Rainfall Simulation to Estimate Potential Sediment Loadings to the Albuquerque North Diversion Channel
Runoff from high-intensity short-duration thunderstorms is a major hydrologic phenomenon in the southwestern United States. If the runoff is excessive, flooding with concurrent damages may result. Exacerbating the flood hazard is simultaneous sediment transport with the runoff water. When the sediment-laden flow enters a constructed channel it may exceed the water-only design capacity or the sediment in the flow may deposit to such an extent that the channel no longer can contain the water-only flow adequately. Either situation reduces the frequency or return period design flow which the constructed facilities can accommodate.
Estimating the amount and characteristics of the sediment being transported in the channels requires an understanding of the material reaching the channels from upslope sources. In this study, rainfall simulation was used to measure runoff and sediment yields from three sites in the drainage basin of the Albuquerque North Diversion Channel. Nine 1m x 3m plots were studied and simulated rainfall was applied under “dry” and “wet” antecedent soil moisture conditions for a total of 18 plot-runs. One plot was scraped bare at each of the three sites to simulate disturbance caused by clearing and construction activities. The other plots were sampled with the natural vegetation at the site intact.

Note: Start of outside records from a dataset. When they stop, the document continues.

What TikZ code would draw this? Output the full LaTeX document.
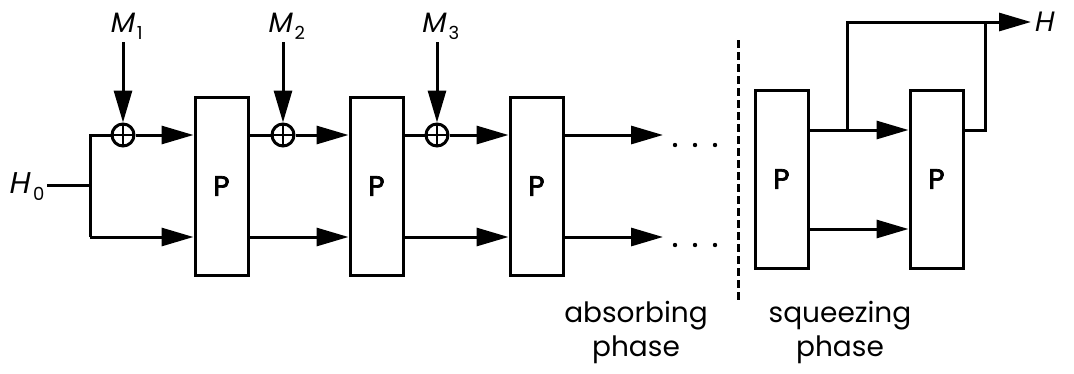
\documentclass[tikz,border=0pt]{standalone}
\usepackage{fontspec}
\setmainfont{Poppins}
\newfontfamily\slfont[FakeSlant=0.2]{Poppins}
\newfontfamily\pfont[FakeBold=2.5]{Poppins}
\usetikzlibrary{arrows.meta}
\newcommand\mysub[1]{\kern3.5pt\raisebox{-7pt}{\rmfamily\fontsize{18}{18}\selectfont #1}}
\begin{document}
\begin{tikzpicture}[x=1pt,y=-1pt, line width=3pt,
  box/.style={draw, minimum width=53pt, minimum height=178pt, inner sep=0pt, font=\pfont\fontsize{28}{28}\selectfont},
  xor/.style={draw, circle, minimum size=22pt, inner sep=0pt,
    path picture={\draw[line width=2pt] (path picture bounding box.north) -- (path picture bounding box.south)
      (path picture bounding box.west) -- (path picture bounding box.east);}},
  arr/.style={-{Triangle[length=32pt,width=18pt]}},
  lab/.style={font=\fontsize{28}{28}\selectfont, inner sep=1pt},
  phase/.style={font=\fontsize{28}{34}\selectfont, align=center, inner sep=0pt}]
\useasboundingbox (0,0) rectangle (1074,373);
% boxes
\node[box] (p1) at (221.5,186) {P};
\node[box] (p2) at (376.5,186) {P};
\node[box] (p3) at (536.5,186) {P};
\node[box] (p4) at (781.5,179) {P};
\node[box] (p5) at (936.5,179) {P};
% xor
\node[xor] (x1) at (123,135) {};
\node[xor] (x2) at (283,135) {};
\node[xor] (x3) at (437,135) {};
% labels
\node[lab, anchor=south] (M1) at (126,42) {\slfont M\mysub{1}};
\node[lab, anchor=south] (M2) at (286,42) {\slfont M\mysub{2}};
\node[lab, anchor=south] (M3) at (440,42) {\slfont M\mysub{3}};
\node[lab, anchor=east, font=\fontsize{30}{30}\selectfont] (H0) at (47,187) {\slfont H\mysub{0}};
\node[lab, anchor=west] (H) at (1031,22) {\slfont H};
% coordinates
\coordinate (b0) at (90,185);
\coordinate (t0) at (90,135);
\coordinate (u0) at (90,237);
\coordinate (e1) at (663,135);
\coordinate (e2) at (663,237);
\coordinate (s1) at (847,130);
\coordinate (s2) at (847,22);
\coordinate (r1) at (985,130);
\coordinate (r2) at (985,22);
% message arrows
\draw[arr] (M1.south -| x1) -- (x1.north);
\draw[arr] (M2.south -| x2) -- (x2.north);
\draw[arr] (M3.south -| x3) -- (x3.north);
% input
\draw (H0.east |- b0) -- (b0);
\draw (u0) -- (t0) -- (x1.west);
\draw[arr] (x1.east) -- (x1 -| p1.west);
\draw[arr] (u0) -- (u0 -| p1.west);
% stage 2
\draw (x2 -| p1.east) -- (x2.west);
\draw[arr] (x2.east) -- (x2 -| p2.west);
\draw[arr] (u0 -| p1.east) -- (u0 -| p2.west);
% stage 3
\draw (x3 -| p2.east) -- (x3.west);
\draw[arr] (x3.east) -- (x3 -| p3.west);
\draw[arr] (u0 -| p2.east) -- (u0 -| p3.west);
% outputs of absorbing phase
\draw[arr] (e1 -| p3.east) -- (e1);
\draw[arr] (e2 -| p3.east) -- (e2);
\foreach \xx in {675,695,715}{
  \fill (\xx,145) circle (2.2);
  \fill (\xx,245) circle (2.2);
}
% dashed separator
\draw[dash pattern=on 8pt off 4pt] (738,40) -- (738,302);
% squeezing
\draw[arr] (s1 -| p4.east) -- (s1 -| p5.west);
\draw[arr] (p4.east |- 0,229) -- (p5.west |- 0,229);
\draw[arr] (s1) -- (s2) -- (H.west);
\draw (r1 -| p5.east) -- (r1) -- (r2);
% phase labels
\node[phase] (ab) at (636,332) {absorbing\\phase};
\node[phase] (sq) at (840,332) {squeezing\\phase};
\end{tikzpicture}
\end{document}
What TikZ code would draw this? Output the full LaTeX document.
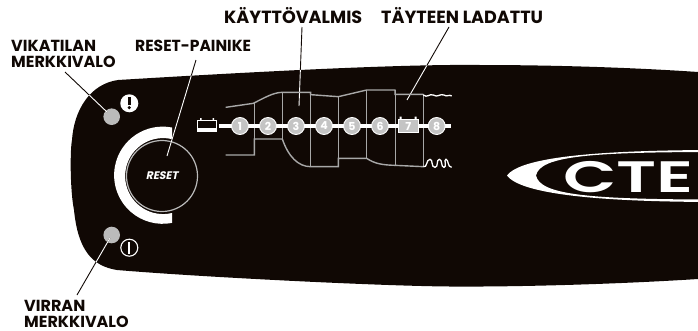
\documentclass[tikz,border=0pt]{standalone}
\usepackage{fontspec}
\setmainfont{Poppins}[BoldFont={* Bold}]
\newfontfamily\lblfont{Poppins Bold}
\newfontfamily\slantfont{Poppins Bold}[FakeSlant=0.2]
\newfontfamily\logofont{Poppins SemiBold}
\definecolor{bodyblk}{HTML}{100804}
\definecolor{ledgray}{HTML}{BBBBBB}
\definecolor{chartgray}{HTML}{A8A8A8}
\definecolor{dotgray}{HTML}{C4C4C4}
\tikzset{
  lbl/.style={text=bodyblk,inner sep=0pt,align=left,anchor=west},
  lblsm/.style={lbl,font=\lblfont\fontsize{16}{16}\selectfont},
  lblbig/.style={lbl,font=\lblfont\fontsize{17.6}{18}\selectfont},
  lead/.style={line width=0.9pt},
  curve/.style={draw=chartgray,line width=1.4pt},
  sep/.style={draw=chartgray,line width=1pt},
  wave/.style={draw=white,line width=1.3pt},
  stepdot/.style={circle,fill=dotgray,draw=white,line width=0.9pt,minimum size=17pt,inner sep=0pt,text=white,font=\lblfont\fontsize{11}{11}\selectfont},
  led/.style={circle,fill=ledgray,minimum size=16.6pt,inner sep=0pt}
}
\newcommand{\bodypath}{(698,72) -- (698,279) .. controls (620,284) and (520,287) .. (450,286.5) .. controls (380,286) and (200,277) .. (117,270) .. controls (92,266) and (78,250) .. (74,210) .. controls (70,190) and (70,150) .. (72,140) .. controls (74,110) and (90,84) .. (118,80) .. controls (250,72) and (400,64) .. (480,65) .. controls (560,65) and (640,68) .. (698,72) -- cycle}
\begin{document}
\begin{tikzpicture}[x=1pt,y=-1pt]
\useasboundingbox (0,0) rectangle (698,330);
\fill[bodyblk] \bodypath;
% labels
\node[lblsm] (vika) at (11,54) {VIKATILAN\\MERKKIVALO};
\node[lblsm] (reset) at (135,46) {\scalebox{.97}[1]{RESET-PAINIKE}};
\node[lblbig] (kayt) at (224,16) {KÄYTTÖVALMIS};
\node[lblbig] (tayt) at (381,16) {TÄYTEEN LADATTU};
\node[lblsm] (virran) at (24,314) {VIRRAN\\MERKKIVALO};
% logo
\fill[white,even odd rule] (507,175.5) .. controls (520,158) and (590,150) .. (720,150) -- (720,202) .. controls (590,202) and (520,193) .. (507,175.5) -- cycle
 (536,175.5) .. controls (540,156) and (590,152) .. (720,152) -- (720,199.5) .. controls (590,199.5) and (540,195) .. (536,175.5) -- cycle;
\node[inner sep=0pt,anchor=base west,text=white] (logoc) at (563,192) {\scalebox{1.58}[1]{\logofont\fontsize{44}{44}\selectfont CTE}};
% reset
\fill[white] (172,127.5) arc[start angle=-79,end angle=-281,radius=48.6] -- (172,213) arc[start angle=-283.5,end angle=-76.5,radius=38] -- cycle;
\node[circle,draw=ledgray,line width=1.2pt,minimum size=71pt,inner sep=0pt,text=white,font=\slantfont\fontsize{11}{11}\selectfont] (btn) at (162,176) {RESET};
% LEDs
\node[led] (ledtop) at (111.7,116.7) {};
\node[led] (ledbot) at (111.7,235) {};
% icons
\fill[white] (129.3,103.3) circle[radius=9];
\fill[bodyblk] (127.6,96.5) rectangle (131,104.5);
\fill[bodyblk] (129.3,107.6) circle[radius=1.8];
\node[circle,draw=white,line width=1.1pt,minimum size=17pt,inner sep=0pt] (pwr) at (129.3,247.7) {};
\fill[white] (128.4,241.5) rectangle (130.2,254);
% leader lines
\coordinate (a1) at (65,72); \coordinate (a2) at (107,112);
\coordinate (b1) at (196,60); \coordinate (b2) at (167,156);
\coordinate (c1) at (302,27); \coordinate (c2) at (299,106);
\coordinate (d1) at (449,27); \coordinate (d2) at (407,100);
\coordinate (e1) at (77,295); \coordinate (e2) at (110,238);
\draw[lead,bodyblk] (a1)--(a2) (b1)--(b2) (c1)--(c2) (d1)--(d2) (e1)--(e2);
\begin{scope}
\clip \bodypath;
\draw[lead,white] (a1)--(a2) (b1)--(b2) (c1)--(c2) (d1)--(d2) (e1)--(e2);
\end{scope}
% chart
\begin{scope}[shift={(190,60)},x=0.33333pt,y=-0.33333pt]
\draw[sep] (193,130)--(193,237) (277,97)--(277,237) (362,97)--(362,320) (445,110)--(445,320) (530,90)--(530,295) (615,90)--(615,317) (700,103)--(700,320);
\draw[curve] (107,142) -- (190,130) .. controls (220,115) and (250,97) .. (277,97) -- (362,97) -- (362,104) -- (445,110) -- (530,90) -- (615,90) -- (615,103) -- (700,103);
\draw[curve] (107,285) -- (193,285) -- (193,237) -- (277,237) .. controls (295,290) and (325,320) .. (362,320) -- (445,320) -- (445,295) -- (530,295) .. controls (555,312) and (580,315) .. (615,316) -- (700,320);
\draw[wave] (700,105) .. controls (712,115) and (718,100) .. (730,105) .. controls (742,114) and (750,100) .. (762,105) .. controls (770,112) and (778,102) .. (785,108);
\draw[wave] (700,320) .. controls (712,325) and (708,298) .. (720,298) .. controls (730,298) and (722,322) .. (735,322) .. controls (746,322) and (738,298) .. (748,298) .. controls (758,298) and (752,322) .. (762,322) .. controls (772,322) and (760,298) .. (768,298) .. controls (776,298) and (772,322) .. (785,322);
\draw[white,line width=3.2pt] (88,198) -- (782,198);
\end{scope}
% battery icon left
\draw[white,line width=1pt,fill=bodyblk] (197.5,120.5) rectangle (216.5,131.5);
\fill[white] (197.5,128) rectangle (216.5,132);
\fill[white] (200,118) rectangle (201.5,120.5) (212.5,118) rectangle (214,120.5);
% numbered steps
\node[stepdot] (s1) at (240,126) {1};
\node[stepdot] (s2) at (268,126) {2};
\node[stepdot] (s3) at (296,126) {3};
\node[stepdot] (s4) at (324,126) {4};
\node[stepdot] (s5) at (352,126) {5};
\node[stepdot] (s6) at (380,126) {6};
\fill[white] (399.5,116.5) rectangle (401.5,120) (414.5,116.5) rectangle (416.5,120);
\node[draw=white,line width=0.9pt,fill=dotgray,text=white,minimum width=20.5pt,minimum height=13pt,inner sep=0pt,font=\lblfont\fontsize{11}{11}\selectfont] (s7) at (408.3,126) {7};
\node[stepdot] (s8) at (436.7,126) {8};
\end{tikzpicture}
\end{document}
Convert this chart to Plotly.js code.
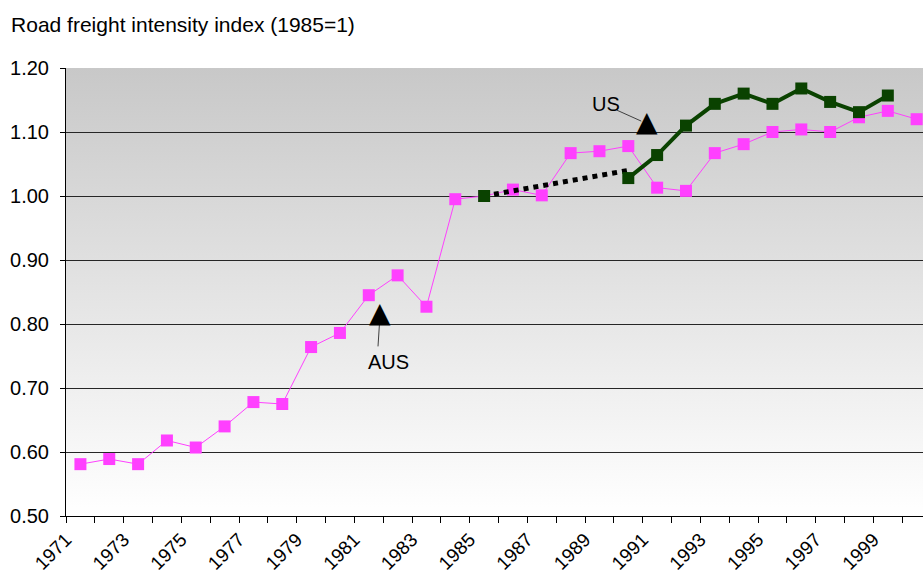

Steady-state infiltration or loss rates ranged between 3 and 69 mm/hr (0.12 and 2.72 in/hr) for the dry runs and between 18 and 42 mm/hr (0.71 and 1.66 in/hr) for the wet run experiments. Sediment yield per area per unit of runoff can be used to estimate sediment loading to a channel once runoff is modeled. Study results indicate that a value of 50 kg/ha/mm of runoff (0.52 tons/acre/in of runoff~ is reasonable for undisturbed plots and that 300 kg/ha/mm (3.12 tons/acre/in) is reasonable for plots which were scraped bare of vegetation. The deposited sediments had median grain diameters comparable to the surface soils at the sites, but the gradation coefficients were lower for the sediments indicating that the finer particles were eroded preferentially from the plots. The ratio of deposited sediment yield to total sediment yield averaged 61%, with a wide range from 20% to 94%. Manning’s n values, as determined from hydrograph analyses, averaged 0.453 ml/3/s (geometric mean of 0.231 ml/3/s) with a very wide range. Study results should be very useful for hydrologists and erosion and sediment-transport modelers conducting drainage analyses in the Albuquerque area and other southwestern cities.